▶ _DATASET RECORDS_
** BEGIN **

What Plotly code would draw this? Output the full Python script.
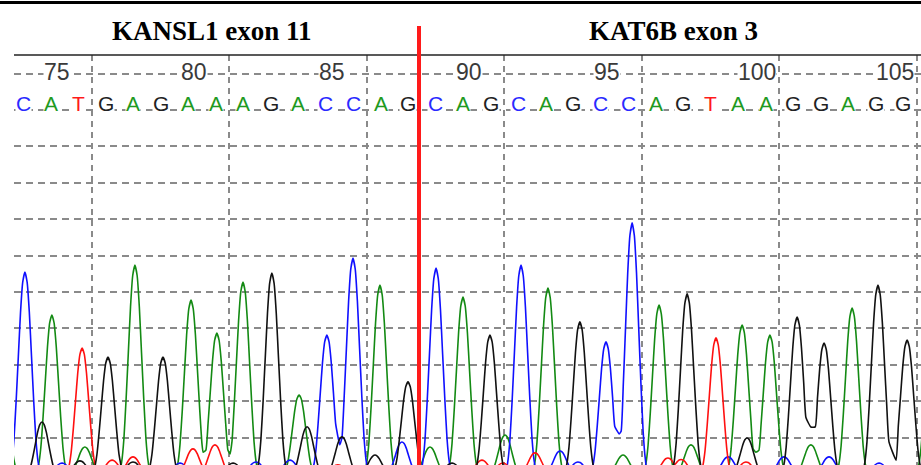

** END **
** BEGIN **

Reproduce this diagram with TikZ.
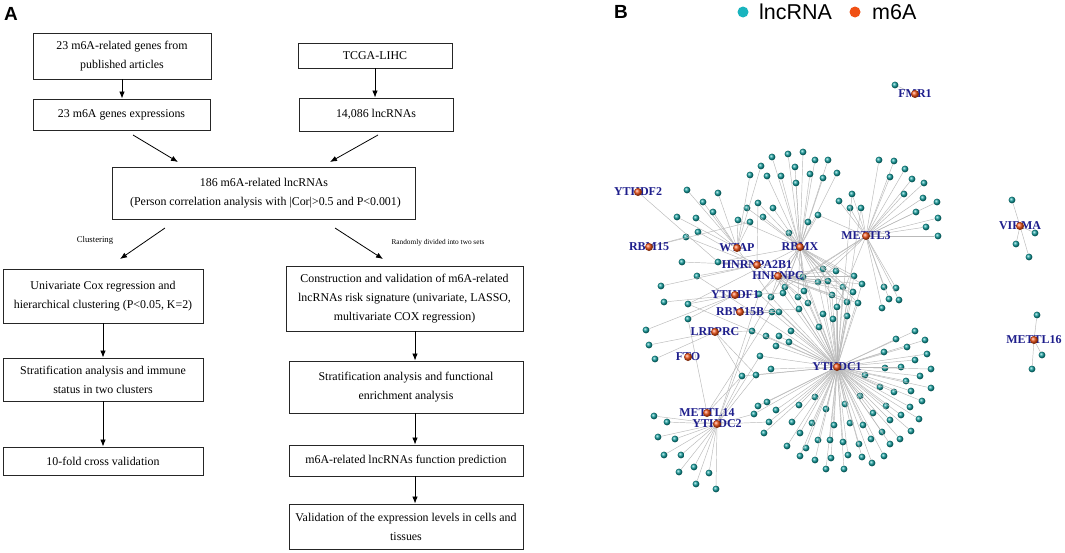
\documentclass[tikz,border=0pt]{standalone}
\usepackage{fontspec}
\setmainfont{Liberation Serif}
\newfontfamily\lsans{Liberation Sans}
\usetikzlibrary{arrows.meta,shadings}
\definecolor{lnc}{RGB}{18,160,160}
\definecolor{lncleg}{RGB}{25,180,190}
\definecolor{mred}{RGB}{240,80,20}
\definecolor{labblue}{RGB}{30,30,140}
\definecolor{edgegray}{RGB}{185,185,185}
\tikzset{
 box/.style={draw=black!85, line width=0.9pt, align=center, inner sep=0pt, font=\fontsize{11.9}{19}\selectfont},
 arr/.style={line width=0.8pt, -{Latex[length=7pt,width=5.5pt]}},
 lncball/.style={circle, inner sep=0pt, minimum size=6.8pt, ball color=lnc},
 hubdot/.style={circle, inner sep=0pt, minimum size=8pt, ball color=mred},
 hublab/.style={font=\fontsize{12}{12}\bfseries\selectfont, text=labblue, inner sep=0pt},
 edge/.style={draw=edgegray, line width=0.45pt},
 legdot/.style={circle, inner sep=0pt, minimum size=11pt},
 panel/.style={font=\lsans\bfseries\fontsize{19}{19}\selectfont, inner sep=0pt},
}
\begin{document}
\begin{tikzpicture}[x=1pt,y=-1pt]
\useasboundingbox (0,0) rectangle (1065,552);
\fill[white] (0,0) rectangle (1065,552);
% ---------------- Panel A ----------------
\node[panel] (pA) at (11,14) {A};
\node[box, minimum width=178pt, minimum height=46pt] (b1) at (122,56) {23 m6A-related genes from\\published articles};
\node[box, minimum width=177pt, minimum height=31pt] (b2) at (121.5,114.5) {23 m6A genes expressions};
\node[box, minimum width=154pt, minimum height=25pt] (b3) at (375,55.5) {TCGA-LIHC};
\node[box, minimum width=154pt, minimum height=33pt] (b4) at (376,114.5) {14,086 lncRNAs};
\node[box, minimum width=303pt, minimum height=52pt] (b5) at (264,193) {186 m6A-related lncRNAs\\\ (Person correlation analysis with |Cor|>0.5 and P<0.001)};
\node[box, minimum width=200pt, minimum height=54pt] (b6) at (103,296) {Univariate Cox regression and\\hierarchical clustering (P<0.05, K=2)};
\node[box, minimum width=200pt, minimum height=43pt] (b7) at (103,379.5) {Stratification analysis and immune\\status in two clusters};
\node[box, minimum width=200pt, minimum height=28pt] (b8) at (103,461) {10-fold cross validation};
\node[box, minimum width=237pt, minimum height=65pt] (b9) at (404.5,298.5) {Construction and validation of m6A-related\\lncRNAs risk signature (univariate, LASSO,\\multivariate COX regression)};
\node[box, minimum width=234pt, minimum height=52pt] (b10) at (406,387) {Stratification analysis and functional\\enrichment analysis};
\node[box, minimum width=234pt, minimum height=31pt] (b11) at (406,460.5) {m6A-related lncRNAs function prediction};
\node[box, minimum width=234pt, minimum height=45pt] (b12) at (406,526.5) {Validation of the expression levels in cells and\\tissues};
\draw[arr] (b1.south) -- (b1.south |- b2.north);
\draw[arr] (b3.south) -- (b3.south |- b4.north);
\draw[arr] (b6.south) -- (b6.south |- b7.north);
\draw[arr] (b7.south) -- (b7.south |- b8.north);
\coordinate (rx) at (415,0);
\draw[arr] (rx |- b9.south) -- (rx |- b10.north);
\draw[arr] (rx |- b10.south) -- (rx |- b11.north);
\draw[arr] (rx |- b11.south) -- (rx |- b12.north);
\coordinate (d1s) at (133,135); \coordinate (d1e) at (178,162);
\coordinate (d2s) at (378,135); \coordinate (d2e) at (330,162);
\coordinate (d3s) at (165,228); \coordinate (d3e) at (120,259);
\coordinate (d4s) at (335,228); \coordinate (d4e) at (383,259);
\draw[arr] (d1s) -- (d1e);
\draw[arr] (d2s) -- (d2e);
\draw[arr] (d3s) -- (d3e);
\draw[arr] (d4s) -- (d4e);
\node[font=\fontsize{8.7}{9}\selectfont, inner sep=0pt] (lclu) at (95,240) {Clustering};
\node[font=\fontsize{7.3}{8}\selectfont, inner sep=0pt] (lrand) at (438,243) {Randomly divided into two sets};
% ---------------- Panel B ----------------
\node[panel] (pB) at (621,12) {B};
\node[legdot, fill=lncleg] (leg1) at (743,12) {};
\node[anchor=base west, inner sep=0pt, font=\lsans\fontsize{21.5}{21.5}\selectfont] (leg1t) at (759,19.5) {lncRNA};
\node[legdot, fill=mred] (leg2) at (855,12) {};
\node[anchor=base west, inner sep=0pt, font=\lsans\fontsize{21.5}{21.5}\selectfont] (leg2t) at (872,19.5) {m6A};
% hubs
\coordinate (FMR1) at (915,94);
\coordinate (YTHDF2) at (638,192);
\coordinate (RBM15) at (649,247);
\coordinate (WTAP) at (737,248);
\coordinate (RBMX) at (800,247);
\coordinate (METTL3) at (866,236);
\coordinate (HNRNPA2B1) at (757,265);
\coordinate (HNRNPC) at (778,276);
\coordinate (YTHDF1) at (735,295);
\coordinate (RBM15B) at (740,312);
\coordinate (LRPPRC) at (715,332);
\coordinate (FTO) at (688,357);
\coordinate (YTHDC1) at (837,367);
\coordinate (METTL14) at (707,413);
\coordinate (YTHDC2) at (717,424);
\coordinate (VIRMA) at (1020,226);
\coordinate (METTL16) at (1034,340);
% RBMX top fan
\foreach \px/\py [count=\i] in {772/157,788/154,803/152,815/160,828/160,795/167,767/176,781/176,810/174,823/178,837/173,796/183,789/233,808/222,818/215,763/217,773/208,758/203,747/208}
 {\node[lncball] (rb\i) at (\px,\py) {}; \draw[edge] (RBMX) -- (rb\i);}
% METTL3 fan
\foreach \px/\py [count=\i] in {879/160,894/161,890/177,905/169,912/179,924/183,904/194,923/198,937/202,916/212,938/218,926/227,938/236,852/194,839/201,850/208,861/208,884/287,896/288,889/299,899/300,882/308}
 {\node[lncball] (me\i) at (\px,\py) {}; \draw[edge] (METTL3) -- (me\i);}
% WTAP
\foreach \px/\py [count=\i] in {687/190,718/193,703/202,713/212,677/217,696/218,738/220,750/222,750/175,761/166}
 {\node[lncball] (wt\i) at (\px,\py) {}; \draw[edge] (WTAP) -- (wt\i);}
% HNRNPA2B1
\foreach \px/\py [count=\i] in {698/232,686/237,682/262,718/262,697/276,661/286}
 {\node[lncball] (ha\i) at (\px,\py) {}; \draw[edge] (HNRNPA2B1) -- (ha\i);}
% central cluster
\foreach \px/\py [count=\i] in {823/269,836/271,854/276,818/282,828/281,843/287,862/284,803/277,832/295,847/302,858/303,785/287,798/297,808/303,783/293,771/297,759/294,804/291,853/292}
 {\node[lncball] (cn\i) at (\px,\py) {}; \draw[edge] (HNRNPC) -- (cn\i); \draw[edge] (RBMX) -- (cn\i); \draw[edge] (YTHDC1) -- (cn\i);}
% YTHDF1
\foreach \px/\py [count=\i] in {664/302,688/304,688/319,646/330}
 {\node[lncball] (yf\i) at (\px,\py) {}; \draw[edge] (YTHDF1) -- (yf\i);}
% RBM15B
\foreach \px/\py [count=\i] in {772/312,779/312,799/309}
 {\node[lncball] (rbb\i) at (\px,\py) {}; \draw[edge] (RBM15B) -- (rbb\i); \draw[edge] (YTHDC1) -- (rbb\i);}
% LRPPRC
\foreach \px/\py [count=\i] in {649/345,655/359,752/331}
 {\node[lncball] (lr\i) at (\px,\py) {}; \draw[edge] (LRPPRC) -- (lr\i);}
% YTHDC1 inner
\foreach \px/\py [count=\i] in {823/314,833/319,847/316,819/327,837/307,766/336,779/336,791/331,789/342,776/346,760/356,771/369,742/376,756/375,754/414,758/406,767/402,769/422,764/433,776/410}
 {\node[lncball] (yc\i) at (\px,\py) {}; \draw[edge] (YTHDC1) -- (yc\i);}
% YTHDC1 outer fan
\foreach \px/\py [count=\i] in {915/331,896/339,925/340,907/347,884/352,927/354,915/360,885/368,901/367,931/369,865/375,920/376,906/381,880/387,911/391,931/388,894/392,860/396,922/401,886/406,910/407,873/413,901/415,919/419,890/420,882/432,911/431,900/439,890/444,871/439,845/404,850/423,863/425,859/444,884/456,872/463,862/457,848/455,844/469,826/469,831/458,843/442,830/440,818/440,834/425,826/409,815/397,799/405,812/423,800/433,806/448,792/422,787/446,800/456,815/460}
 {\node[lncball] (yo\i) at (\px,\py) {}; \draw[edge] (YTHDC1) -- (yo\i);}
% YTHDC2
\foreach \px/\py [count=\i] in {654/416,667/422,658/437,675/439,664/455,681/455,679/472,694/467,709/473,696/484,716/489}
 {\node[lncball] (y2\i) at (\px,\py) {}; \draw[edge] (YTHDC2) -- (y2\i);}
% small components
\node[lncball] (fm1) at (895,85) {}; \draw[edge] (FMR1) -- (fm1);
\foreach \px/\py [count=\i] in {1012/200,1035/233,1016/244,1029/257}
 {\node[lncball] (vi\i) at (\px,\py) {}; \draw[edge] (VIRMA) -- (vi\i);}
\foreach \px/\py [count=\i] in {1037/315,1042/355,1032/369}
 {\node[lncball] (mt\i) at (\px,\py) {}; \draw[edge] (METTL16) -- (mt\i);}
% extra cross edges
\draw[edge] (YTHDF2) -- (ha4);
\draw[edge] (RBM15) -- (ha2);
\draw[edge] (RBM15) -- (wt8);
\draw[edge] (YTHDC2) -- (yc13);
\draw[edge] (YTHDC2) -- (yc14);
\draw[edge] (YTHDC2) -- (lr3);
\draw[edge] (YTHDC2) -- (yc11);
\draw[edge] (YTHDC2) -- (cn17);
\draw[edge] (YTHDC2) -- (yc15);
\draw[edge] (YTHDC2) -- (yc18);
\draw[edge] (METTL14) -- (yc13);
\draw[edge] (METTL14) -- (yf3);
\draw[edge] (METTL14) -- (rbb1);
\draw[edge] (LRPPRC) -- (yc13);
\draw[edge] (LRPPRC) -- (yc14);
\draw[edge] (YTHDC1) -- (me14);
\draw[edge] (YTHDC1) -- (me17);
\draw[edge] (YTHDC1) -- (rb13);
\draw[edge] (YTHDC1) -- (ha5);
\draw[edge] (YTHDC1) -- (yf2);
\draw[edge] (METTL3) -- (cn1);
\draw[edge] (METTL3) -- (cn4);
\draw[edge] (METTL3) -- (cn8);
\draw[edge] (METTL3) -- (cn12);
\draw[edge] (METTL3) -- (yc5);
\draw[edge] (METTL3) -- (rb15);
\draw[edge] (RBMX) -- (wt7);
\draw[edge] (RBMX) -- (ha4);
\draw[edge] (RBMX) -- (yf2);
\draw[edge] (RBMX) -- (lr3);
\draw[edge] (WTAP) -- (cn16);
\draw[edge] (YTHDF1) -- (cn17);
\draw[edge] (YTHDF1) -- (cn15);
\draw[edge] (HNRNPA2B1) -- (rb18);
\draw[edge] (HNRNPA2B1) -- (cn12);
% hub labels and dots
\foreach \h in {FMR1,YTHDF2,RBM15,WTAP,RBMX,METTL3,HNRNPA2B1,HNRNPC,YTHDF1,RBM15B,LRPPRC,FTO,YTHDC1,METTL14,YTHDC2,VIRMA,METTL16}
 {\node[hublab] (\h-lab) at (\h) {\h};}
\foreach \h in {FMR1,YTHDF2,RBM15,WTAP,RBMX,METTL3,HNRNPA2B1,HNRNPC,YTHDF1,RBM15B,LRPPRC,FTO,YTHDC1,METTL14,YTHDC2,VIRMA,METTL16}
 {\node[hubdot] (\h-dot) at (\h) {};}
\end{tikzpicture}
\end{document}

** END **

▶ _WORK TO BE COMPLETED_
All lines that include "this" are to be gathered and copied.

▶ _WRITTEN SOLUTION_
What Plotly code would draw this? Output the full Python script.
Reproduce this diagram with TikZ.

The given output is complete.